Diakui pula oleh Muhid, Politisi partai Keadilan dan Persatuan (PKP) itu, bahwa setiap ada perubahan akan menimbulkan sisi positif - negatifnya, namun disini ditekankan, jika KPU ingin menata ulang dapil, seharusnya itu dilakuan setahun sejak dilantiknya DPRD bukan setelah masuknya tahapan Pemilu.

"Jika ada rencana perubahan dengan penataan dapil itu seharusnya dilakukan jauh hari sebelumnya atau lebih tepatnya setahun sejak dilantiknya anggota DPRD, bukan dilakukan rencana itu sekarang, pada saat sudah masuk tahapan pemilu, yang terkesan KPU terburu - buru," lanjut Muhid.

Ditegaskan Muhid, Jangan sampai dengan perubahan dapil ini terkesan mengkotak - kotakkan masyarakat secara politik dan secara khusus, Perlu diingat bahwa setiap Anggota DPRD setelah terpilih itu bukan milik dari dapil saja, tetapi milik dari semua masyarakat Lombok Timur.

"Jangan melihat dari aspek jumah angka pemilihnya saja yang memenuhi terbentuknya sebuah dapil, tetapi harus dilihat dalam artian luas juga, inilah yang dimaksud dengan pengkotak - kotakan masyarakat," tegasnya.

Yang jadi persoalan sekarang adalah dikhawatirkan itu, dimungkinkan-kah pada saat pendaftaran calegnya nanti terpenuhi oleh partai kalau dapailnya hanya dua kecamatan seperti rancangan 3, dapil 4 yakni Keruak dan Jerowaru.

"Kalau kurang pendaftar caleg dari penataan dapil ini, maka itu tidak demokratis, artinya partisifasi masyarakat untuk menjadi caleg itu sangat terbatas atau bisa saja tidak ada, dari aspek demokrasi itu tidak boleh," terangnya.

Dicontohkan oleh Muhid dari rancangan 3 dapil 4, diambil dari Keruak dan Jerowaru dengan peserta partai politik umpamanya sebanyak 20 parpol, siap tidak masyarakat di dua kecamatan itu akan memenuhi semua pencalegkannya di semua parpol tersebut.

" Itu yang saya maksud dengan pengkotak kotakan masyarakat secara politik, dan Keterlibatan masyarakat dalam pencalegkan dalam suatu parpol paling akan terisi 1 sampai 2 dan paling banyak 5 orang, padahal disyaratkan disana kursinya sebanyak 4, masak calegnya hanya 4 orang," Muhid mencontohkan.

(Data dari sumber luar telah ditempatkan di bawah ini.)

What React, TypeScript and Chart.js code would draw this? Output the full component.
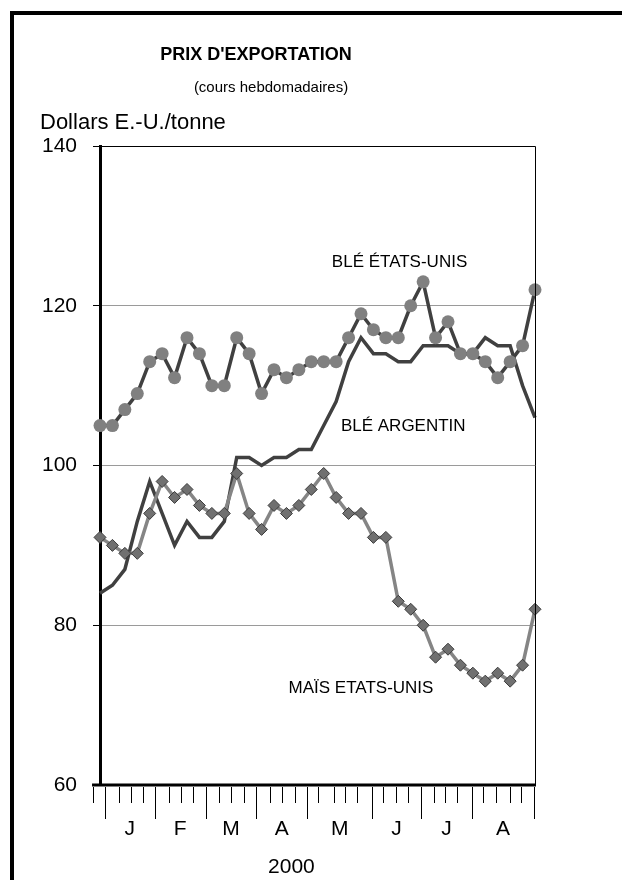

Lebih jauh dicontohkan umpama 20 parpol dengan minimal 4 orang caleg per parpol, berarti sebanyak 80 orang yang akan nyaleg di dua kecamatan itu (Keruak - Jerowaru red).

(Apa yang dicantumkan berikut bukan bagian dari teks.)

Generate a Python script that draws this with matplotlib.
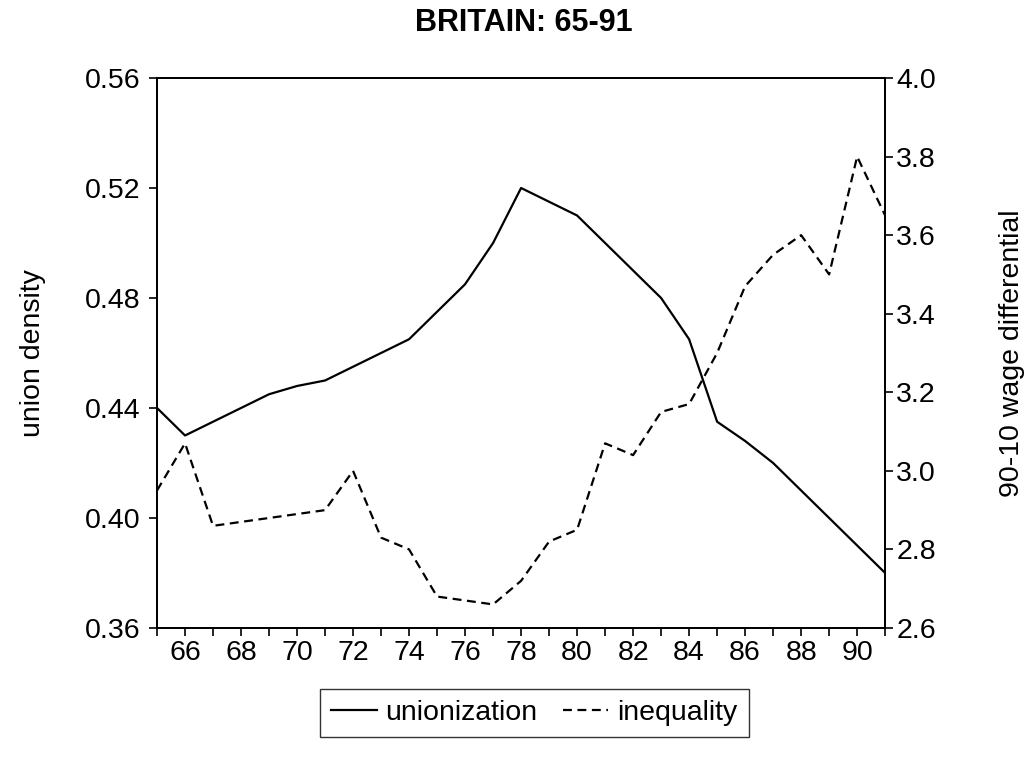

"Bisa tidak porpol memenuhi itu di dua kecamatan tadi, biasa saja banyak parpol yang tidak ada calegnya di dapil tersebut, inilah dinamakan kurangnya partisifasi masyarakat karena adanya pengekangan demokrasi dengan penyempitan dapil tersebut," jelas Muhid.

Jadi dengan melihat dari aspek hukum, dimana sifatnya bukan absolut (tetap/wajib red) tapi bersifat fakultatif disana tidak diisyaratkan harus dijalankan perubahan  dengan penataan terhadap dapil itu.

"Dan dari segi asfek demokrasinya, saya tegas mengatakan tidak setuju terhadap rancangan penataan dapil tersebut, karena dikhawatirkan banyak partai yang tidak ada calegnya dengan penyempitan dapil," tutupnya. (RS)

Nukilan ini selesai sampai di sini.